Hey guys! If it's not one thing with these applications, it's another, right? :shocked:

So my fiancee (Alisonjane88) came out to Los Angeles this weekend on work, and we got to sit down and finish compiling/preparing absolutely every supporting document we need for submitting. The application was completed and paid for online earlier this week (the 15th or 16th). Before she left earlier today, we paid to upgrade for expedited processing through World Bridge. But tonight, I've noticed something that I can't seem to reconcile. I took care of my Biometrics on Thursday the 17th. But I've looked back at the stamped receipt, and it clearly says the following: 



> SETTLEMENT APPLICATIONS should be sent to: International Operations and Visas, 6 Millsands, Vulcan House, Sheffield, S3 8NH, United Kingdom. ALL OTHER APPLICATIONS should be sent to the visa issuing office shown below:
> 
> British Consulate General New York
> 845 Third Avenue
> ...


As you have been so kind to assist us in earlier threads, I thought it was clear that we were supposed to send our packet to Sheffield for the fiance visa. However, here is what the receipt for the World Bridge expedited processing says:



> If you have purchased Settlement Priority Service, you must read and follow the instructions in the following link prior to sending your visa application to UK Border Agency visa section: Settlement Priority Service.
> 
> Listed here is the name and address of your visa application submission location:
> 
> ...


So...what? Why the discrepency? One makes clear we should be sending everything to Sheffield, and the other suggests New York. Can anybody help? Joppa?!


----------



## nyclon (Apr 3, 2011)

You send it to the Sheffield address.


----------



## mynameis_wepeel (Sep 4, 2013)

Thanks nyclon.
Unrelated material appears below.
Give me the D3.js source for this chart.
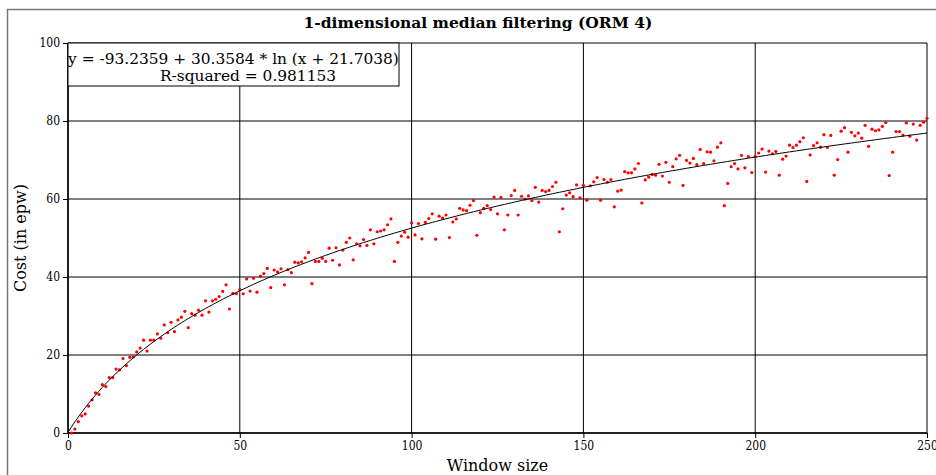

You've been super helpful and knowledgeable during this process, so I'll trust you  But do you know why they would have such an apparent discrepancy between these two documents? Maybe I'm not reading something correctly.


----------



## Water Dragon (Jun 28, 2011)

mynameis_wepeel said:


> Thanks nyclon. You've been super helpful and knowledgeable during this process, so I'll trust you  But do you know why they would have such an apparent discrepancy between these two documents? Maybe I'm not reading something correctly.


Settlement visas used to go to NYC and were then forwarded to Sheffield. Earlier this summer, they suddenly made the change for settlement visas to be mailed there directly. I only found out about it by mistake, by reading a post here. The 2 websites have never been straightened out.

It is actually quite an improvement in that it shortens the waiting time for processing.

Good luck!


----------



## Chris1708 (Mar 11, 2013)

My wife submitted the online application on October 9th and we (mistakenly) posted our package to the New York address on Monday 14th with FedEx. Tracking details say it was received in New York on Wednesday 16th. We received an email this morning to say it had been received in Sheffield. We assumed that as we'd purchased the priority service from Worldbridge the instructions on their site superceded those on the UKBA website as though the priority applications were processed differently.


----------